Sinta menguraikan, kesalehan individual merupakan kesalehan seseorang karena ketekunan beribadah formal. Sementara, kesalehan sosial merupakan tindakan-tindakan seseorang yang bermanfaat bagi banyak orang dan berpengaruh baik terhadap kehidupan sosial.
”Nilai keagamaan seseorang menjadi sempurna jika dapat menyeimbangkan kesalehan individual dan kesalehan sosial,” ujar istri Presiden ke-4
RI Abdurrahman Wahid tersebut.
Sinta juga memaparkan, ketakwaan atau ketaatan ajaran agama seharusnya tak hanya dihayati personal, tetapi juga teraktualisasikan dalam perilaku saat berinteraksi sosial. ”Dengan demikian, ketakwaan tak saja bisa dilihat ketika seseorang berada di akhirat, tetapi juga berkaitan dengan fakta kehidupan sehari-hari ketika seseorang berinteraksi sosial dengan sesamanya,” ujarnya.
Ketua tim promotor penganugerahan gelar doctor honoris causa untuk Sinta Nuriyah, Ema Marhumah, menjelaskan, penganugerahan gelar tersebut dilakukan karena sejumlah alasan.

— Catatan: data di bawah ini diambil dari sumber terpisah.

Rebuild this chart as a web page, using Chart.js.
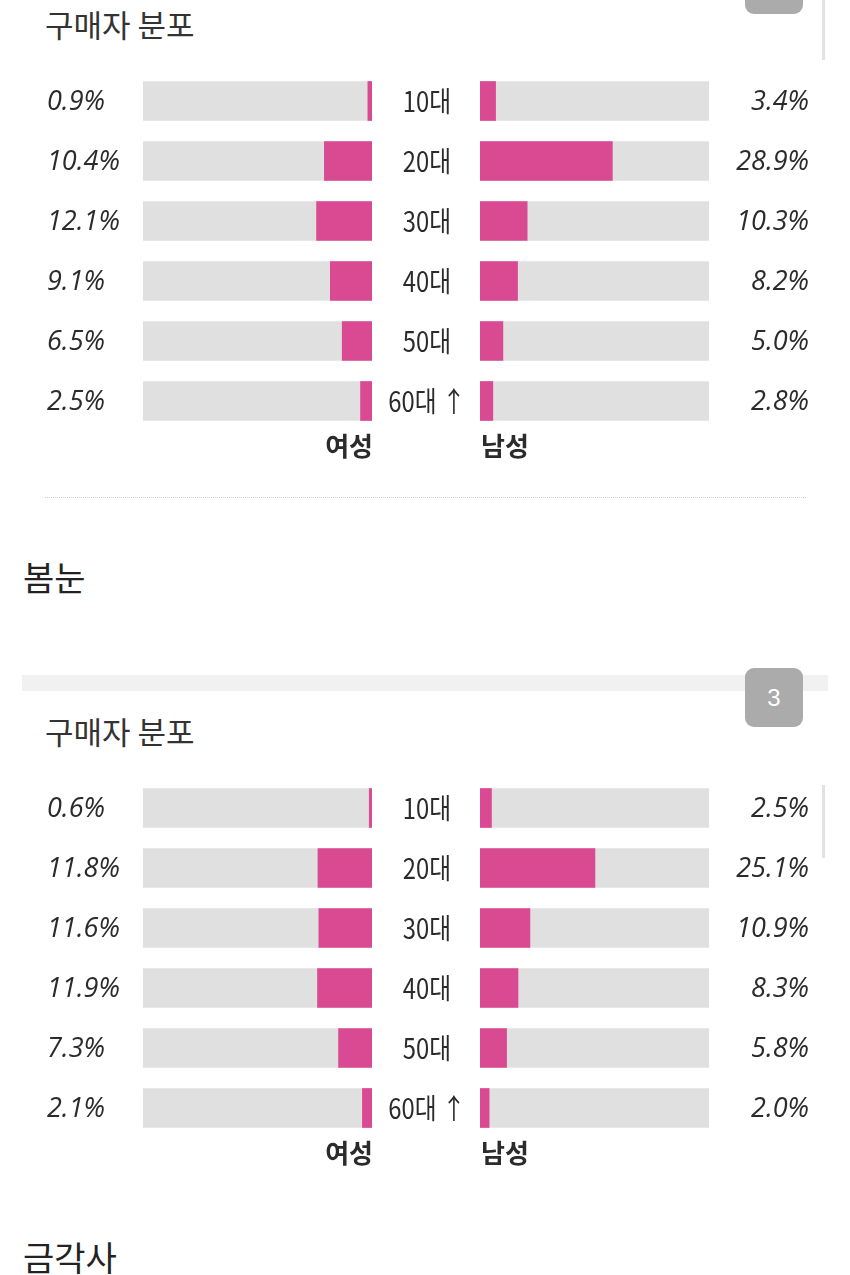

Salah satunya, Sinta merupakan sosok yang aktif memperjuangkan hak- hak perempuan, memberdayakan perempuan, serta mengadvokasi perempuan korban kekerasan seksual.
”Kepedulian dan perjuangannya terhadap persoalan ini dapat dilihat dari gagasan atau pemikiran progresif promovenda Sinta yang dituangkan dalam bentuk tulisan di media ataupun buku, juga di berbagai forum,” ujarnya.
Butuh keteladanan
Sementara itu, saat peresmian Maarif Award 2020 di Jakarta, mantan Ketua Umum Pimpinan Pusat Muhammadiyah Ahmad Syafii Maarif menyatakan, hiruk-pikuk narasi bernuansa polarisasi dan tindakan tokoh politik yang semakin jauh dari semangat kebangsaan membuat bangsa Indonesia butuh keteladanan nyata dari orang-orang kecil di daerah. Kehadiran teladan dari sosok biasa di tengah masyarakat bisa menjadi pemantik merawat dan melestarikan nilai-nilai universal, pluralisme, serta toleransi yang menjadi fitrah manusia Indonesia.
Menurut Syafii, Indonesia mempunyai banyak tokoh yang tidak pernah terpublikasi. Namun, kegiatannya justru bisa memberikan kontribusi signifikan bagi pelestarian nilai-nilai keindonesiaan. Kehadiran orang-orang kecil itu, lebih dibutuhkan oleh bangsa dibandingkan para politikus yang hanya memedulikan kepentingan sesaat tanpa memperhatikan pengaruhnya bagi kehidupan berbangsa.
”Kami yakin masih banyak riak-riak kecil di daerah yang suatu saat bisa menjadi gelombang atas kontribusinya yang tanpa pamrih,” ujar Syafii.
Atas dasar itu, Maarif Institute menyelenggarakan Maarif Award 2020 yang bertujuan menemukan sosok inspiratif di daerah. Penyelenggaraan Maarif Award pada kali ini adalah yang kedelapan sejak 2007.